* GOAL
Repeat the data that follows, word for word, without the images.

* MATERIAL PROVIDED
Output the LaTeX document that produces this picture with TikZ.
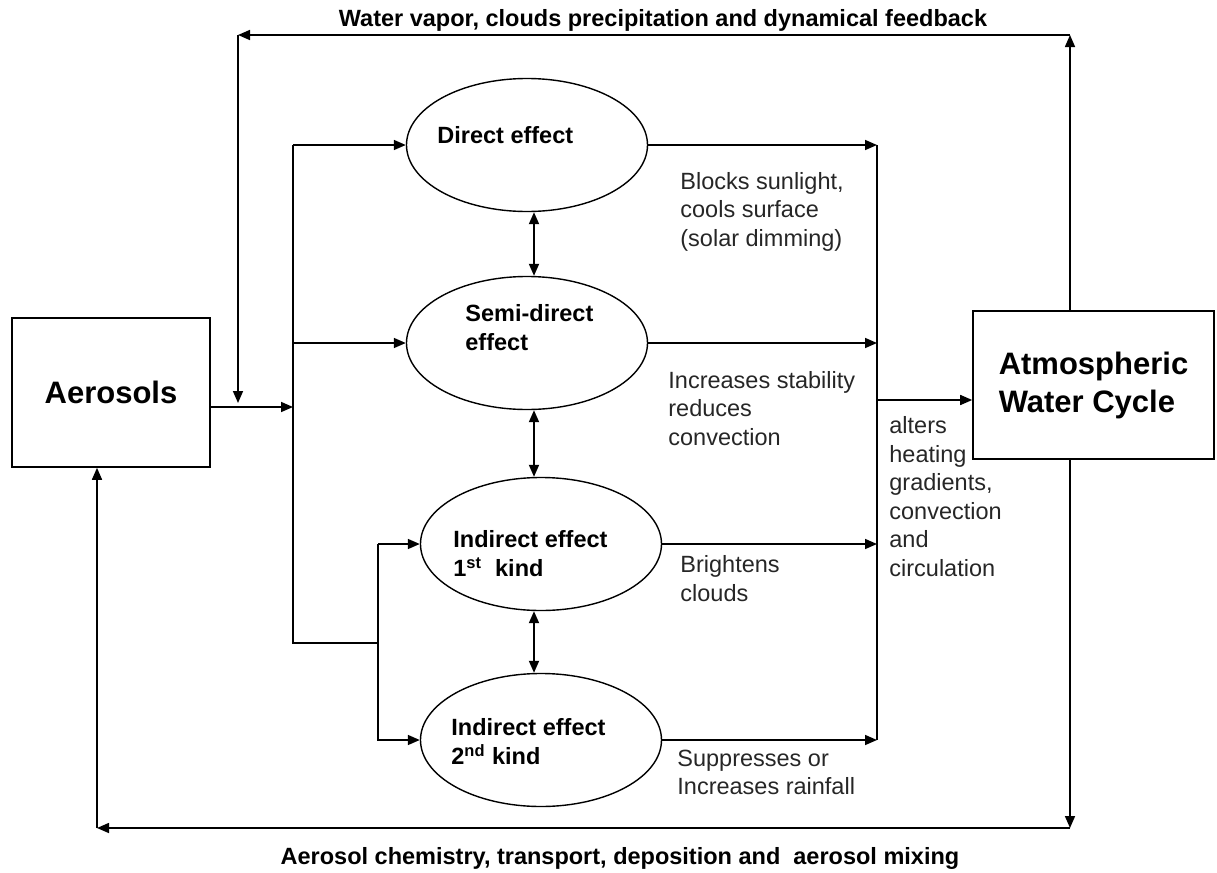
\documentclass[tikz,border=0pt]{standalone}
\usepackage{fontspec}
\setmainfont{Liberation Sans}
\usetikzlibrary{arrows.meta,positioning,shapes.geometric}

\begin{document}
\begin{tikzpicture}[
    x=0.5pt, y=-0.5pt,
    font=\fontsize{11.75}{14.25}\selectfont,
    box/.style={draw, line width=0.8pt, align=left, inner sep=0pt, font=\fontsize{15.5}{19}\selectfont\bfseries},
    effect/.style={ellipse, draw, line width=0.7pt, minimum width=120.5pt, minimum height=66.5pt, inner sep=0pt},
    efflabel/.style={anchor=west, align=left, inner sep=0pt, font=\fontsize{11.75}{14.5}\selectfont\bfseries},
    note/.style={anchor=west, align=left, inner sep=0pt, text=black!85},
    title/.style={inner sep=0pt, font=\fontsize{11.75}{14}\selectfont\bfseries},
    arrow/.style={-{Triangle[length=6pt,width=5pt]}, line width=0.8pt},
    dblarrow/.style={{Triangle[length=6pt,width=5pt]}-{Triangle[length=6pt,width=5pt]}, line width=0.9pt},
    line/.style={line width=0.8pt}
]
\useasboundingbox (0,0) rectangle (1217,873);

% boxes
\node[box, minimum width=99pt, minimum height=74.5pt] (aero) at (111,392.5) {Aerosols};
\node[box, minimum width=120.5pt, minimum height=74pt] (atm) at (1093.5,385) {Atmospheric\\Water Cycle};

% the four effects
\node[effect] (direct) at (527,145) {};
\node[effect] (semi) at (527,343) {};
\node[effect] (indone) at (541,544) {};
\node[effect] (indtwo) at (541,740) {};
\node[efflabel] (directlbl) at (437,135) {Direct effect};
\node[efflabel] (semilbl) at (465,327.5) {Semi-direct\\effect};
\node[efflabel] (indonelbl) at (453,554) {Indirect effect\\1\textsuperscript{st}\ \ kind};
\node[efflabel] (indtwolbl) at (451,742) {Indirect effect\\2\textsuperscript{nd} kind};

% what each effect does
\node[note] (blocks) at (680,211.5) {Blocks sunlight,\\cools surface\\(solar dimming)};
\node[note] (stab) at (668,408.5) {Increases stability\\reduces\\convection};
\node[note] (bright) at (680,578.5) {Brightens\\clouds};
\node[note] (suppr) at (677,772.5) {Suppresses or\\Increases rainfall};
\node[note] (alters) at (889,496.5) {alters\\heating\\gradients,\\convection\\and\\circulation};

\node[title] (fbtop) at (663,20) {Water vapor, clouds precipitation and dynamical feedback};
\node[title] (fbbot) at (620,858) {Aerosol chemistry, transport, deposition and\ \ aerosol mixing};

\coordinate (split) at (293,407);
\coordinate (busb) at (293,643);
\coordinate (busr) at (378,643);
\coordinate (coll) at (877,0);
\coordinate (join) at (877,400);
\coordinate (fbtr) at (1070,35);
\coordinate (fbtl) at (238,35);
\coordinate (fbbr) at (1070,828);
\coordinate (fbbl) at (97,828);
\coordinate (mid) at (534,0);

% aerosols into the effects
\draw[arrow] (aero.east |- split) -- (split);
\draw[line] (direct.west -| split) -- (busb) -- (busr) -- (indone.west -| busr);
\draw[arrow] (direct.west -| split) -- (direct.west);
\draw[arrow] (semi.west -| split) -- (semi.west);
\draw[arrow] (indone.west -| busr) -- (indone.west);
\draw[arrow] (busr) |- (indtwo.west);

\draw[dblarrow] (direct.south -| mid) -- (semi.north -| mid);
\draw[dblarrow] (semi.south -| mid) -- (indone.north -| mid);
\draw[dblarrow] (indone.south -| mid) -- (indtwo.north -| mid);

% effects into the water cycle
\draw[arrow] (direct.east) -- (direct.east -| coll);
\draw[arrow] (semi.east) -- (semi.east -| coll);
\draw[arrow] (indone.east) -- (indone.east -| coll);
\draw[arrow] (indtwo.east) -- (indtwo.east -| coll);
\draw[line] (direct.east -| coll) -- (indtwo.east -| coll);
\draw[arrow] (join) -- (join -| atm.west);

% feedback loops
\draw[arrow] (atm.north -| fbtr) -- (fbtr);
\draw[arrow] (fbtr) -- (fbtl);
\draw[arrow, shorten >=2pt] (fbtl) -- (fbtl |- split);
\draw[arrow] (atm.south -| fbbr) -- (fbbr);
\draw[arrow] (fbbr) -- (fbbl);
\draw[arrow] (fbbl) -- (aero.south -| fbbl);

\end{tikzpicture}
\end{document}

* SOLUTION FOR THIS TASK
Output the LaTeX document that produces this picture with TikZ.
\documentclass[tikz,border=0pt]{standalone}
\usepackage{fontspec}
\setmainfont{Liberation Sans}
\usetikzlibrary{arrows.meta,positioning,shapes.geometric}

\begin{document}
\begin{tikzpicture}[
    x=0.5pt, y=-0.5pt,
    font=\fontsize{11.75}{14.25}\selectfont,
    box/.style={draw, line width=0.8pt, align=left, inner sep=0pt, font=\fontsize{15.5}{19}\selectfont\bfseries},
    effect/.style={ellipse, draw, line width=0.7pt, minimum width=120.5pt, minimum height=66.5pt, inner sep=0pt},
    efflabel/.style={anchor=west, align=left, inner sep=0pt, font=\fontsize{11.75}{14.5}\selectfont\bfseries},
    note/.style={anchor=west, align=left, inner sep=0pt, text=black!85},
    title/.style={inner sep=0pt, font=\fontsize{11.75}{14}\selectfont\bfseries},
    arrow/.style={-{Triangle[length=6pt,width=5pt]}, line width=0.8pt},
    dblarrow/.style={{Triangle[length=6pt,width=5pt]}-{Triangle[length=6pt,width=5pt]}, line width=0.9pt},
    line/.style={line width=0.8pt}
]
\useasboundingbox (0,0) rectangle (1217,873);

% boxes
\node[box, minimum width=99pt, minimum height=74.5pt] (aero) at (111,392.5) {Aerosols};
\node[box, minimum width=120.5pt, minimum height=74pt] (atm) at (1093.5,385) {Atmospheric\\Water Cycle};

% the four effects
\node[effect] (direct) at (527,145) {};
\node[effect] (semi) at (527,343) {};
\node[effect] (indone) at (541,544) {};
\node[effect] (indtwo) at (541,740) {};
\node[efflabel] (directlbl) at (437,135) {Direct effect};
\node[efflabel] (semilbl) at (465,327.5) {Semi-direct\\effect};
\node[efflabel] (indonelbl) at (453,554) {Indirect effect\\1\textsuperscript{st}\ \ kind};
\node[efflabel] (indtwolbl) at (451,742) {Indirect effect\\2\textsuperscript{nd} kind};

% what each effect does
\node[note] (blocks) at (680,211.5) {Blocks sunlight,\\cools surface\\(solar dimming)};
\node[note] (stab) at (668,408.5) {Increases stability\\reduces\\convection};
\node[note] (bright) at (680,578.5) {Brightens\\clouds};
\node[note] (suppr) at (677,772.5) {Suppresses or\\Increases rainfall};
\node[note] (alters) at (889,496.5) {alters\\heating\\gradients,\\convection\\and\\circulation};

\node[title] (fbtop) at (663,20) {Water vapor, clouds precipitation and dynamical feedback};
\node[title] (fbbot) at (620,858) {Aerosol chemistry, transport, deposition and\ \ aerosol mixing};

\coordinate (split) at (293,407);
\coordinate (busb) at (293,643);
\coordinate (busr) at (378,643);
\coordinate (coll) at (877,0);
\coordinate (join) at (877,400);
\coordinate (fbtr) at (1070,35);
\coordinate (fbtl) at (238,35);
\coordinate (fbbr) at (1070,828);
\coordinate (fbbl) at (97,828);
\coordinate (mid) at (534,0);

% aerosols into the effects
\draw[arrow] (aero.east |- split) -- (split);
\draw[line] (direct.west -| split) -- (busb) -- (busr) -- (indone.west -| busr);
\draw[arrow] (direct.west -| split) -- (direct.west);
\draw[arrow] (semi.west -| split) -- (semi.west);
\draw[arrow] (indone.west -| busr) -- (indone.west);
\draw[arrow] (busr) |- (indtwo.west);

\draw[dblarrow] (direct.south -| mid) -- (semi.north -| mid);
\draw[dblarrow] (semi.south -| mid) -- (indone.north -| mid);
\draw[dblarrow] (indone.south -| mid) -- (indtwo.north -| mid);

% effects into the water cycle
\draw[arrow] (direct.east) -- (direct.east -| coll);
\draw[arrow] (semi.east) -- (semi.east -| coll);
\draw[arrow] (indone.east) -- (indone.east -| coll);
\draw[arrow] (indtwo.east) -- (indtwo.east -| coll);
\draw[line] (direct.east -| coll) -- (indtwo.east -| coll);
\draw[arrow] (join) -- (join -| atm.west);

% feedback loops
\draw[arrow] (atm.north -| fbtr) -- (fbtr);
\draw[arrow] (fbtr) -- (fbtl);
\draw[arrow, shorten >=2pt] (fbtl) -- (fbtl |- split);
\draw[arrow] (atm.south -| fbbr) -- (fbbr);
\draw[arrow] (fbbr) -- (fbbl);
\draw[arrow] (fbbl) -- (aero.south -| fbbl);

\end{tikzpicture}
\end{document}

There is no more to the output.